Naser Al Sughaiyer is the founder of The Human Lab, an interactive space to practise being human in the Middle East and North Africa (MENA) that aims to get people to open up and connect with each other. It also researches and creates new work in social and emotional health for the Arab world.
We leapt at the chance to speak with Naser and were set to have a traditional interview but instead, our session turned into an in-depth look into his philosophy and human nature, especially right now when we’re more connected than ever by technology but also so disconnected because of it.
We heard that you’re closing your social media accounts. Is that true? Why?
Yes, I’m closing my personal accounts. The Human Labs’ accounts will stay though, so don’t worry about them. [laughs]
How does that make you feel?
I’m in a transitional phase and I want to give space to everything that I’m feeling…both grieve and doubt; hope and excitement… this space of not knowing is a blessing! That’s where old stories collapse and new stories slowly emerge and present themselves to me…I trust that my worldview and beliefs are shifting through this transition.
Did something trigger you to take this decision?
It was something that I’d been thinking about for a long time. I even wrote down a long list of reasons for why I am leaving [laughs]. If I want to summarize it in one line, it will be this: “I decided that I was going to stop playing the virtual game and focus on playing the game of life.”
What do you think about how toxic social media’s become nowadays?
Social media’s lost its way. It started out brilliantly as a way to find friends or re-connect but now we’re heading to the next crisis because of it. Privacy, information…it’s already jeopardizing society on all levels – take the U.S. elections, for example.
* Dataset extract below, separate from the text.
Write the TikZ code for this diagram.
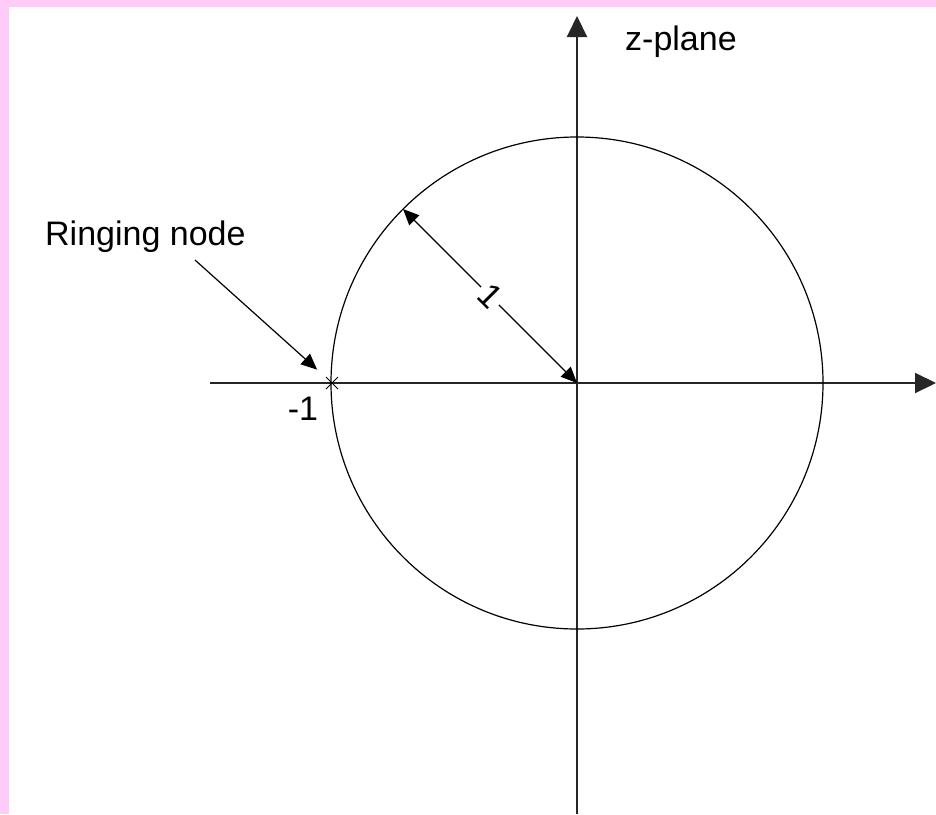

Do you think there’s a way to reverse it or adjust the way social media platforms are built or run?
It’s difficult because the algorithms are only getting smarter. It feels like we can’t catch up, no matter what we do since we are constantly, volantarily, feeding them information.
I know that I’m just a tiny drop in this huge bucket but I have faith that more people will start leaving social media, which may trigger a much-needed change.
That’s understandable but aren’t you concerned that you’ll miss out on important conversations or moments?
For sure, FOMO [fear of missing out] is something that I’m wrestling with right now [laughs] but I realised that for many people, the pain of leaving is more than the pain of staying, which is why they remain, and I wanted to break that cycle for me.
I think people have forgotten that there’s a whole world out there that they can feed off to get their connections, inspirations…but they’re stuck focusing on the facade presented to them on each platform.
I’m not saying that it’ll be easy – I’m definitely going to feel a strong longing to go back online, especially since most of my support is virtual but I have faith that things wll work out.
Why do you think that people are obsessed with social media to the point of spending hours each day on different platforms?
I think it has to do with the concept of having another ‘you’ online. It’s fun to have another Naser on social media but we need to realise that one version of us – one Naser, so to speak – is enough. We don’t need to divide ourselves into all these different personas but at the same time it feels impossible to be just one version of ourselves. It’s a difficult polarity to exist in.
The pandemic has definitely contributed to people’s increased usage of social media.
Oh yes. I was shocked when I read about just how much it shifted people’s behaviour and online habits.
I started wondering: why are people using social media so much now? How is this impacting them?
People are starting to recognise their voice and values as well as realise that they need a channel to share their thoughts. It’s becoming easier and easier every day to achieve that..I’ve also noticed that people are turning to specific things on different platforms: TikTok for fun, crazy stuff; Facebook and Twitter for political stuff and news/what’s happening right now; Instagram for spirituality and wellness..
It goes back to ‘feeding the algorithm’ cycle – we’re falling down virtual rabbit holes and getting stuck in a cycle that’s causing polarisation and gaps in the way we see and speak to each other.
What about platforms like Zoom?
Oh, I love Zoom. It’s a great example of what technology should be. It’s basic and raw, which is something that’s currently missing on social media.
Do you think this will start impacting people’s behaviours on social media?
I think that while we’re using the platforms to express ourselves currently – where the dialogue is not moderated and users cannot be held accountable for what they say, this polarisation and division will only grow. Places such as Facebook are going to both serve and hurt us whether in the present or future because they are modeled on the industrialisation of human relationships making them scalable, efficient and less human. this polarisation and division will only grow.
Compare that to Zoom where you’re focused on one speaker at a time. This is a great example of a platform that stimulate reality, where dialogue is not possible unless it’s moderated, respectful, and responsible.
If more users leave Facebook and Instagram, it will impact their current revenue model. That’s what’s working for them now and that’s something that we collectively need to finds ways to pressure them into changing and making their revenue models and platform functionalities more ethical, responsible and human.